Despite the 2015 British debacle, most of the US polling experts consulted by BuzzFeed News expect a similar failure for the 2016 presidential election — given that it is subjected to more intensive polling using a variety of different methods.
“The presidential election is being studied to death,” said Timothy Johnson, who heads the Survey Research Laboratory at the University of Illinois at Chicago. “I think the polls are doing a very good job collectively.”
So far, at least, the accuracy of presidential polls has held up well.
Average candidate error is the difference in percentage points between the polls’ estimates and actual support for each candidate in the election.
But by the next election cycle, inexorable economic and logistic pressures may mean that the polling landscape in the US will look more like that in Britain, with opt-in online polls dominating. “By the 2020 election, telephone surveys could be a residual category,” said Johnson.
In an imperfect world, which polling method is best?
Head-to-head comparisons between RDD phone polls and those run using opt-in online samples have so far produced mixed results. In 2011, researchers led by Jon Krosnick and David Yeager of Stanford University compared the results for online and RDD phone polls run between 2004 and 2009, concluding that the online polls were less accurate.

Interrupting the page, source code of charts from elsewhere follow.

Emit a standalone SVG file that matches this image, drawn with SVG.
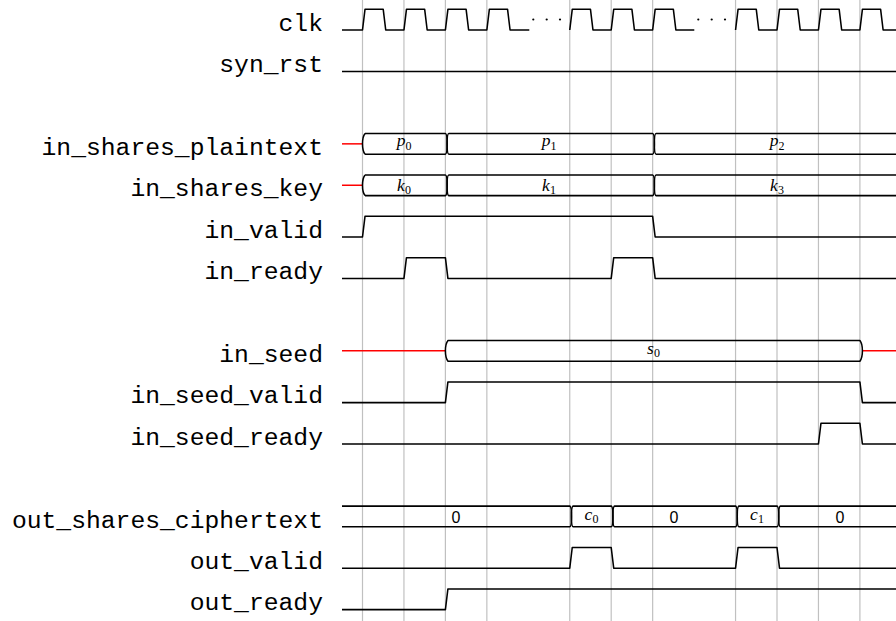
<svg xmlns="http://www.w3.org/2000/svg" width="896" height="621" viewBox="0 0 896 621">
<style>
.sig{fill:none;stroke:#000;stroke-width:1.55;stroke-linejoin:round}
.red{fill:none;stroke:#f00;stroke-width:1.5}
.grid{stroke:#c0c0c0;stroke-width:1.2}
.lbl{font-family:"Liberation Mono",monospace;font-size:24.7px;text-anchor:end;fill:#000}
.m{font-family:"Liberation Serif",serif;font-style:italic;font-size:17.5px;text-anchor:middle;fill:#000}
.sub{font-size:12px;font-style:normal}
.z{font-family:"Liberation Sans",sans-serif;font-size:16px;text-anchor:middle;fill:#000}
</style>
<rect width="896" height="621" fill="#fff"/>
<g id="grid">
<line class="grid" x1="362.5" y1="0" x2="362.5" y2="621"/>
<line class="grid" x1="403.95" y1="0" x2="403.95" y2="621"/>
<line class="grid" x1="445.4" y1="0" x2="445.4" y2="621"/>
<line class="grid" x1="486.85" y1="0" x2="486.85" y2="621"/>
<line class="grid" x1="569.75" y1="0" x2="569.75" y2="621"/>
<line class="grid" x1="611.2" y1="0" x2="611.2" y2="621"/>
<line class="grid" x1="652.65" y1="0" x2="652.65" y2="621"/>
<line class="grid" x1="735.55" y1="0" x2="735.55" y2="621"/>
<line class="grid" x1="777" y1="0" x2="777" y2="621"/>
<line class="grid" x1="818.45" y1="0" x2="818.45" y2="621"/>
<line class="grid" x1="859.9" y1="0" x2="859.9" y2="621"/>
</g>
<g id="clk">
<text class="lbl" x="323" y="30.7">clk</text>
<path class="sig" d="M342,30 H362.5 L365,9.3 H383.22 L385.72,30 H403.95 L406.45,9.3 H424.67 L427.17,30 H445.4 L447.9,9.3 H466.12 L468.62,30 H486.85 L489.35,9.3 H507.57 L510.07,30 H529.3"/>
<path class="sig" d="M569.75,30 L572.25,9.3 H590.47 L592.97,30 H611.2 L613.7,9.3 H631.92 L634.42,30 H652.65 L655.15,9.3 H673.37 L675.87,30 H694.3"/>
<path class="sig" d="M735.55,30 L738.05,9.3 H756.27 L758.77,30 H777 L779.5,9.3 H797.72 L800.22,30 H818.45 L820.95,9.3 H839.17 L841.67,30 H859.9 L862.4,9.3 H880.62 L883.12,30 H896"/>
<circle cx="533.3" cy="19.5" r="1.1"/><circle cx="546.7" cy="19.5" r="1.1"/><circle cx="560" cy="19.5" r="1.1"/>
<circle cx="698.3" cy="19.5" r="1.1"/><circle cx="711.7" cy="19.5" r="1.1"/><circle cx="725" cy="19.5" r="1.1"/>
</g>
<g id="syn_rst">
<text class="lbl" x="323" y="72.1">syn_rst</text>
<path class="sig" d="M342,71.4 H896"/>
</g>
<g id="in_shares_plaintext">
<text class="lbl" x="323" y="154.9">in_shares_plaintext</text>
<path class="red" d="M342,143.85 H362.5"/>
<path class="sig" d="M365,133.5 Q362.5,136.5 362.5,143.85 Q362.5,151.2 365,154.2"/>
<path class="sig" d="M365,133.5 H445.4 Q447.1,133.5 447.1,143.85 Q447.1,154.2 448.8,154.2 H652.65 Q654.35,154.2 654.35,143.85 Q654.35,133.5 656.05,133.5 H902"/>
<path class="sig" d="M365,154.2 H445.4 Q447.1,154.2 447.1,143.85 Q447.1,133.5 448.8,133.5 H652.65 Q654.35,133.5 654.35,143.85 Q654.35,154.2 656.05,154.2 H902"/>
<text class="m" x="404" y="146.4">p<tspan class="sub" dy="3.5">0</tspan></text>
<text class="m" x="549" y="146.4">p<tspan class="sub" dy="3.5">1</tspan></text>
<text class="m" x="777" y="146.4">p<tspan class="sub" dy="3.5">2</tspan></text>
</g>
<g id="in_shares_key">
<text class="lbl" x="323" y="196.3">in_shares_key</text>
<path class="red" d="M342,185.25 H362.5"/>
<path class="sig" d="M365,174.9 Q362.5,177.9 362.5,185.25 Q362.5,192.6 365,195.6"/>
<path class="sig" d="M365,174.9 H445.4 Q447.1,174.9 447.1,185.25 Q447.1,195.6 448.8,195.6 H652.65 Q654.35,195.6 654.35,185.25 Q654.35,174.9 656.05,174.9 H902"/>
<path class="sig" d="M365,195.6 H445.4 Q447.1,195.6 447.1,185.25 Q447.1,174.9 448.8,174.9 H652.65 Q654.35,174.9 654.35,185.25 Q654.35,195.6 656.05,195.6 H902"/>
<text class="m" x="404" y="191.2">k<tspan class="sub" dy="2.5">0</tspan></text>
<text class="m" x="549" y="191.2">k<tspan class="sub" dy="2.5">1</tspan></text>
<text class="m" x="777" y="191.2">k<tspan class="sub" dy="2.5">3</tspan></text>
</g>
<g id="in_valid">
<text class="lbl" x="323" y="237.7">in_valid</text>
<path class="sig" d="M342,237 H362.5 L365,216.3 H652.65 L655.15,237 H896"/>
</g>
<g id="in_ready">
<text class="lbl" x="323" y="279.1">in_ready</text>
<path class="sig" d="M342,278.4 H403.95 L406.45,257.7 H445.4 L447.9,278.4 H611.2 L613.7,257.7 H652.65 L655.15,278.4 H896"/>
</g>
<g id="in_seed">
<text class="lbl" x="323" y="361.9">in_seed</text>
<path class="red" d="M342,350.85 H445.4 M862.4,350.85 H896"/>
<path class="sig" d="M448,340.5 H859.9 Q862.4,343.5 862.4,350.85 Q862.4,358.2 859.9,361.2 H448 Q445.4,358.2 445.4,350.85 Q445.4,343.5 448,340.5 Z"/>
<text class="m" x="653.5" y="354.3">s<tspan class="sub" dy="2.5">0</tspan></text>
</g>
<g id="in_seed_valid">
<text class="lbl" x="323" y="403.3">in_seed_valid</text>
<path class="sig" d="M342,402.6 H445.4 L447.9,381.9 H859.9 L862.4,402.6 H896"/>
</g>
<g id="in_seed_ready">
<text class="lbl" x="323" y="444.7">in_seed_ready</text>
<path class="sig" d="M342,444 H818.45 L820.95,423.3 H859.9 L862.4,444 H896"/>
</g>
<g id="out_shares_ciphertext">
<text class="lbl" x="323" y="527.5">out_shares_ciphertext</text>
<path class="sig" d="M342,506.1 H569.75 Q571.45,506.1 571.45,516.45 Q571.45,526.8 573.15,526.8 H611.2 Q612.9,526.8 612.9,516.45 Q612.9,506.1 614.6,506.1 H735.55 Q737.25,506.1 737.25,516.45 Q737.25,526.8 738.95,526.8 H777 Q778.7,526.8 778.7,516.45 Q778.7,506.1 780.4,506.1 H902"/>
<path class="sig" d="M342,526.8 H569.75 Q571.45,526.8 571.45,516.45 Q571.45,506.1 573.15,506.1 H611.2 Q612.9,506.1 612.9,516.45 Q612.9,526.8 614.6,526.8 H735.55 Q737.25,526.8 737.25,516.45 Q737.25,506.1 738.95,506.1 H777 Q778.7,506.1 778.7,516.45 Q778.7,526.8 780.4,526.8 H902"/>
<text class="z" x="456" y="522.5">0</text>
<text class="m" x="591.5" y="520">c<tspan class="sub" dy="2.5">0</tspan></text>
<text class="z" x="674" y="522.5">0</text>
<text class="m" x="757" y="520">c<tspan class="sub" dy="2.5">1</tspan></text>
<text class="z" x="840" y="522.5">0</text>
</g>
<g id="out_valid">
<text class="lbl" x="323" y="568.9">out_valid</text>
<path class="sig" d="M342,568.2 H569.75 L572.25,547.5 H611.2 L613.7,568.2 H735.55 L738.05,547.5 H777 L779.5,568.2 H896"/>
</g>
<g id="out_ready">
<text class="lbl" x="323" y="610.3">out_ready</text>
<path class="sig" d="M342,609.6 H445.4 L447.9,588.9 H896"/>
</g>
</svg>
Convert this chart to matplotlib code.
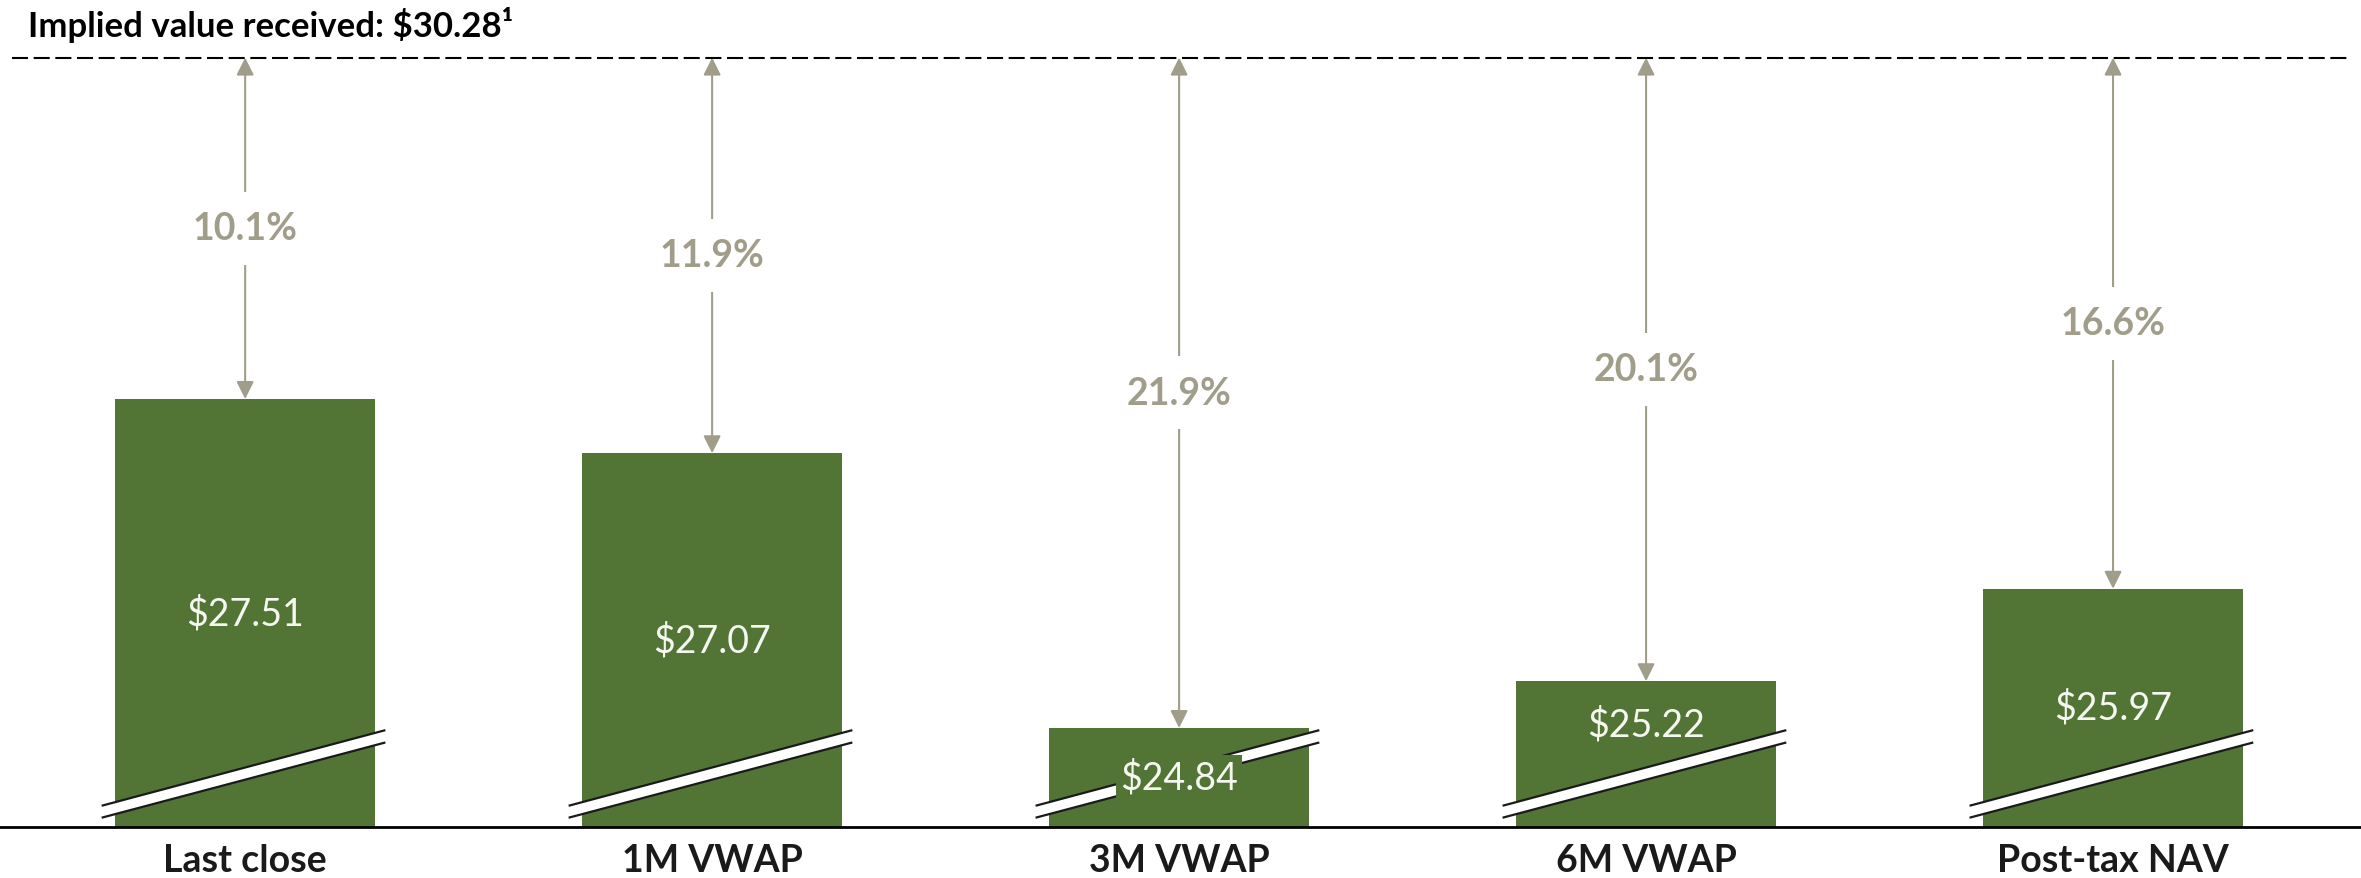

“If real scientific surveys end up stopping because there are no more call centers and the infrastructure all switches over to the internet, at that point, surveys, as far as I’m concerned, will die,” Krosnick told BuzzFeed News.
But based on more recent studies, other polling experts take a less apocalyptic view. In 2014, political scientists Stephen Ansolabehere of Harvard University and Brian Schaffner of the University of Massachusetts found little difference in the results obtained by an RDD phone poll run by YouGov and one run online, using a opt-in sample adjusted to reflect the makeup of the wider population.
And in May this year, the Pew Research Center compared the performance of one of its own random samples with nine separate online opt-in panels. Testing the samples in an online survey, Pew found wide variation in their performance, with its own random sample falling in the middle of the pack. YouGov, which employed elaborate sample adjustments and weighting, came out on top.
So maybe the online pollsters are right, when they say their adjustments can compensate for the lack of random sampling.
“It is coming along, and may well get there,” Charles Franklin, a political scientist and traditional phone pollster at Marquette University in Milwaukee, Wisconsin, told BuzzFeed News. “We’ll know more in November.”
Several parts of this story were changed to more accurately reflect the nuances of polling methodology:
Randomly selecting telephone numbers should get pollsters close to a representative sample of the population, but it does not ensure that everyone who has a phone has an equal probability of being sampled.
Online polls can now be completed at a fraction of the cost of RDD phone surveys. But RDD phone surveys generally take days, not weeks, to complete.
An example about the weights of the telephone polls done by Langer Research Associates for ABC News has been removed because these weights have been used for several years.
Most of the polling experts consulted by BuzzFeed News expect the 2016 presidential election polls, overall, to be fairly accurate.
Telephone poll samples with low response rates may not be representative. Exactly how big a problem this is in practice is a matter of debate.